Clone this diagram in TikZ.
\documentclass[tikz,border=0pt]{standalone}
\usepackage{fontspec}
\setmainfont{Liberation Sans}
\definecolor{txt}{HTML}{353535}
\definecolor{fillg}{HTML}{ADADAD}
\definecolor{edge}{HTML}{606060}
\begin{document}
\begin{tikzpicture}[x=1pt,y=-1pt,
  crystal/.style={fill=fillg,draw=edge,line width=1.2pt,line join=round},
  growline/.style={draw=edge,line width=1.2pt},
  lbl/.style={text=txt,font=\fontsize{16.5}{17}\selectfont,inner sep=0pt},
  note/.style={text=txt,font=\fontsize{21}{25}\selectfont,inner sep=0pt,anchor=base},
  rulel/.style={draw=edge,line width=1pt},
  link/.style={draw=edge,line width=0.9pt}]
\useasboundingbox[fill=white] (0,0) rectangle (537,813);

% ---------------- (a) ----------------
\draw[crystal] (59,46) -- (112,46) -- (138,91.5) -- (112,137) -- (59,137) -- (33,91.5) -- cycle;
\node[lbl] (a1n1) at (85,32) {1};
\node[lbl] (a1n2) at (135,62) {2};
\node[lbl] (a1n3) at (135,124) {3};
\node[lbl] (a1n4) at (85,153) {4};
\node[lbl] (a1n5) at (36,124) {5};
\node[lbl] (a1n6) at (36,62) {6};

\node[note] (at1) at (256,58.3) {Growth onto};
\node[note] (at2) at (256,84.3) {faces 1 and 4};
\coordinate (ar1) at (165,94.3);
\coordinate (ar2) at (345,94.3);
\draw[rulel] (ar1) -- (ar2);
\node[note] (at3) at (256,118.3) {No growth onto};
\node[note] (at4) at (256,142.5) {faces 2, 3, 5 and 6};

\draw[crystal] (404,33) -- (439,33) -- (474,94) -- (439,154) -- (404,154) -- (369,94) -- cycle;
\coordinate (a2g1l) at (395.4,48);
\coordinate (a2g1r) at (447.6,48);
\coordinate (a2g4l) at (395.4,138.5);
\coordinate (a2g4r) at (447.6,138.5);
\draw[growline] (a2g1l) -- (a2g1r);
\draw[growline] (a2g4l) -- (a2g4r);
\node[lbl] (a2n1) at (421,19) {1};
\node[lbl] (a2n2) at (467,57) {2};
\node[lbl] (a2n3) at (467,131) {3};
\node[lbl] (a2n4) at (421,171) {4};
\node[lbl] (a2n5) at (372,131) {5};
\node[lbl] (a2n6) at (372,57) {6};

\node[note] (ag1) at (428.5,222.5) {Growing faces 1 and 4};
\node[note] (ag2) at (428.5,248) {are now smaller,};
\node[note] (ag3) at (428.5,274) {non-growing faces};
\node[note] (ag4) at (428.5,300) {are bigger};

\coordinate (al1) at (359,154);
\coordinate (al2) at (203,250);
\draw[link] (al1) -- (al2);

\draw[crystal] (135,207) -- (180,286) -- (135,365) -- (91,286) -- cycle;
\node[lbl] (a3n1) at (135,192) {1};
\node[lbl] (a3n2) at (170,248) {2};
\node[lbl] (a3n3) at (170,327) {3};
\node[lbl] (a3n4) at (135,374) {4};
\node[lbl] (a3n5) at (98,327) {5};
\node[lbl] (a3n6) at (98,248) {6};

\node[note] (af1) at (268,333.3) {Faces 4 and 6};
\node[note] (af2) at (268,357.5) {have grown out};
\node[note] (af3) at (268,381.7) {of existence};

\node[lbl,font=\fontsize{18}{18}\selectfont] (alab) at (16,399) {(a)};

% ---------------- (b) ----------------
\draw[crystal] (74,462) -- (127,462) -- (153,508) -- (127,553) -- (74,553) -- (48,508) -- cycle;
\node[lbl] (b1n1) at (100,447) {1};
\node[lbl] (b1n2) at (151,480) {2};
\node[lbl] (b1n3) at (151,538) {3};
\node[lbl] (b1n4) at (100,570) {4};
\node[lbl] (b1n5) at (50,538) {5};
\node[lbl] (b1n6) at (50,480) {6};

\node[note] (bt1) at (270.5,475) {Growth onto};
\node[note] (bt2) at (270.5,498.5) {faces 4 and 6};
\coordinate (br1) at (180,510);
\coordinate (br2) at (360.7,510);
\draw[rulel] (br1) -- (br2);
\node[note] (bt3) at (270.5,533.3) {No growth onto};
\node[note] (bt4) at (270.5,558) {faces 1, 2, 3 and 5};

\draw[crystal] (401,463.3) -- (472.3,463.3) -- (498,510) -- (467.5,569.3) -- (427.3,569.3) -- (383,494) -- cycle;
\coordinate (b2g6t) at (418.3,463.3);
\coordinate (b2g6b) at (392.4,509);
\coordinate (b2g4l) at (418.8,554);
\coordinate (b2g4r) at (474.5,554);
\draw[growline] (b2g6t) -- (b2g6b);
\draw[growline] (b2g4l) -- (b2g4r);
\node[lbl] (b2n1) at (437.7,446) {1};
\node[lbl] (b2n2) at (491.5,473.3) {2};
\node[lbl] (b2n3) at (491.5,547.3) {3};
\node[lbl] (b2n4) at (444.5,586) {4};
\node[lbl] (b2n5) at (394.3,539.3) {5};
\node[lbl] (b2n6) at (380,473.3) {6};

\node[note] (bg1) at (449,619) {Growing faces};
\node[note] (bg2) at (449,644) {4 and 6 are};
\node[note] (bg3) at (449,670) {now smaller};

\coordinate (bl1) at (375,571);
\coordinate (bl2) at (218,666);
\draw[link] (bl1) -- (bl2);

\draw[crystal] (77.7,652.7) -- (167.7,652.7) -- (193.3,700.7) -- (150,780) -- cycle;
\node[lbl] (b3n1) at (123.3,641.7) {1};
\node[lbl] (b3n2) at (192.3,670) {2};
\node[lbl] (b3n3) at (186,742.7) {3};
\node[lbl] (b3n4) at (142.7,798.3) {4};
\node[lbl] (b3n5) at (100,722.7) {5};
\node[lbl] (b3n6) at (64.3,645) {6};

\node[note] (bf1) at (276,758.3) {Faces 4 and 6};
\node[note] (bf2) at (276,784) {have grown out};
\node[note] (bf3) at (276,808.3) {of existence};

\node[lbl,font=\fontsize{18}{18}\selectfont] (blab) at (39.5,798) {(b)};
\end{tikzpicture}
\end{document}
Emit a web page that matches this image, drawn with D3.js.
......
*The problem:*
Copy out each record, keeping every word as it is.

*Task result:*
Clone this diagram in TikZ.
\documentclass[tikz,border=0pt]{standalone}
\usepackage{fontspec}
\setmainfont{Liberation Sans}
\definecolor{txt}{HTML}{353535}
\definecolor{fillg}{HTML}{ADADAD}
\definecolor{edge}{HTML}{606060}
\begin{document}
\begin{tikzpicture}[x=1pt,y=-1pt,
  crystal/.style={fill=fillg,draw=edge,line width=1.2pt,line join=round},
  growline/.style={draw=edge,line width=1.2pt},
  lbl/.style={text=txt,font=\fontsize{16.5}{17}\selectfont,inner sep=0pt},
  note/.style={text=txt,font=\fontsize{21}{25}\selectfont,inner sep=0pt,anchor=base},
  rulel/.style={draw=edge,line width=1pt},
  link/.style={draw=edge,line width=0.9pt}]
\useasboundingbox[fill=white] (0,0) rectangle (537,813);

% ---------------- (a) ----------------
\draw[crystal] (59,46) -- (112,46) -- (138,91.5) -- (112,137) -- (59,137) -- (33,91.5) -- cycle;
\node[lbl] (a1n1) at (85,32) {1};
\node[lbl] (a1n2) at (135,62) {2};
\node[lbl] (a1n3) at (135,124) {3};
\node[lbl] (a1n4) at (85,153) {4};
\node[lbl] (a1n5) at (36,124) {5};
\node[lbl] (a1n6) at (36,62) {6};

\node[note] (at1) at (256,58.3) {Growth onto};
\node[note] (at2) at (256,84.3) {faces 1 and 4};
\coordinate (ar1) at (165,94.3);
\coordinate (ar2) at (345,94.3);
\draw[rulel] (ar1) -- (ar2);
\node[note] (at3) at (256,118.3) {No growth onto};
\node[note] (at4) at (256,142.5) {faces 2, 3, 5 and 6};

\draw[crystal] (404,33) -- (439,33) -- (474,94) -- (439,154) -- (404,154) -- (369,94) -- cycle;
\coordinate (a2g1l) at (395.4,48);
\coordinate (a2g1r) at (447.6,48);
\coordinate (a2g4l) at (395.4,138.5);
\coordinate (a2g4r) at (447.6,138.5);
\draw[growline] (a2g1l) -- (a2g1r);
\draw[growline] (a2g4l) -- (a2g4r);
\node[lbl] (a2n1) at (421,19) {1};
\node[lbl] (a2n2) at (467,57) {2};
\node[lbl] (a2n3) at (467,131) {3};
\node[lbl] (a2n4) at (421,171) {4};
\node[lbl] (a2n5) at (372,131) {5};
\node[lbl] (a2n6) at (372,57) {6};

\node[note] (ag1) at (428.5,222.5) {Growing faces 1 and 4};
\node[note] (ag2) at (428.5,248) {are now smaller,};
\node[note] (ag3) at (428.5,274) {non-growing faces};
\node[note] (ag4) at (428.5,300) {are bigger};

\coordinate (al1) at (359,154);
\coordinate (al2) at (203,250);
\draw[link] (al1) -- (al2);

\draw[crystal] (135,207) -- (180,286) -- (135,365) -- (91,286) -- cycle;
\node[lbl] (a3n1) at (135,192) {1};
\node[lbl] (a3n2) at (170,248) {2};
\node[lbl] (a3n3) at (170,327) {3};
\node[lbl] (a3n4) at (135,374) {4};
\node[lbl] (a3n5) at (98,327) {5};
\node[lbl] (a3n6) at (98,248) {6};

\node[note] (af1) at (268,333.3) {Faces 4 and 6};
\node[note] (af2) at (268,357.5) {have grown out};
\node[note] (af3) at (268,381.7) {of existence};

\node[lbl,font=\fontsize{18}{18}\selectfont] (alab) at (16,399) {(a)};

% ---------------- (b) ----------------
\draw[crystal] (74,462) -- (127,462) -- (153,508) -- (127,553) -- (74,553) -- (48,508) -- cycle;
\node[lbl] (b1n1) at (100,447) {1};
\node[lbl] (b1n2) at (151,480) {2};
\node[lbl] (b1n3) at (151,538) {3};
\node[lbl] (b1n4) at (100,570) {4};
\node[lbl] (b1n5) at (50,538) {5};
\node[lbl] (b1n6) at (50,480) {6};

\node[note] (bt1) at (270.5,475) {Growth onto};
\node[note] (bt2) at (270.5,498.5) {faces 4 and 6};
\coordinate (br1) at (180,510);
\coordinate (br2) at (360.7,510);
\draw[rulel] (br1) -- (br2);
\node[note] (bt3) at (270.5,533.3) {No growth onto};
\node[note] (bt4) at (270.5,558) {faces 1, 2, 3 and 5};

\draw[crystal] (401,463.3) -- (472.3,463.3) -- (498,510) -- (467.5,569.3) -- (427.3,569.3) -- (383,494) -- cycle;
\coordinate (b2g6t) at (418.3,463.3);
\coordinate (b2g6b) at (392.4,509);
\coordinate (b2g4l) at (418.8,554);
\coordinate (b2g4r) at (474.5,554);
\draw[growline] (b2g6t) -- (b2g6b);
\draw[growline] (b2g4l) -- (b2g4r);
\node[lbl] (b2n1) at (437.7,446) {1};
\node[lbl] (b2n2) at (491.5,473.3) {2};
\node[lbl] (b2n3) at (491.5,547.3) {3};
\node[lbl] (b2n4) at (444.5,586) {4};
\node[lbl] (b2n5) at (394.3,539.3) {5};
\node[lbl] (b2n6) at (380,473.3) {6};

\node[note] (bg1) at (449,619) {Growing faces};
\node[note] (bg2) at (449,644) {4 and 6 are};
\node[note] (bg3) at (449,670) {now smaller};

\coordinate (bl1) at (375,571);
\coordinate (bl2) at (218,666);
\draw[link] (bl1) -- (bl2);

\draw[crystal] (77.7,652.7) -- (167.7,652.7) -- (193.3,700.7) -- (150,780) -- cycle;
\node[lbl] (b3n1) at (123.3,641.7) {1};
\node[lbl] (b3n2) at (192.3,670) {2};
\node[lbl] (b3n3) at (186,742.7) {3};
\node[lbl] (b3n4) at (142.7,798.3) {4};
\node[lbl] (b3n5) at (100,722.7) {5};
\node[lbl] (b3n6) at (64.3,645) {6};

\node[note] (bf1) at (276,758.3) {Faces 4 and 6};
\node[note] (bf2) at (276,784) {have grown out};
\node[note] (bf3) at (276,808.3) {of existence};

\node[lbl,font=\fontsize{18}{18}\selectfont] (blab) at (39.5,798) {(b)};
\end{tikzpicture}
\end{document}
Emit a web page that matches this image, drawn with D3.js.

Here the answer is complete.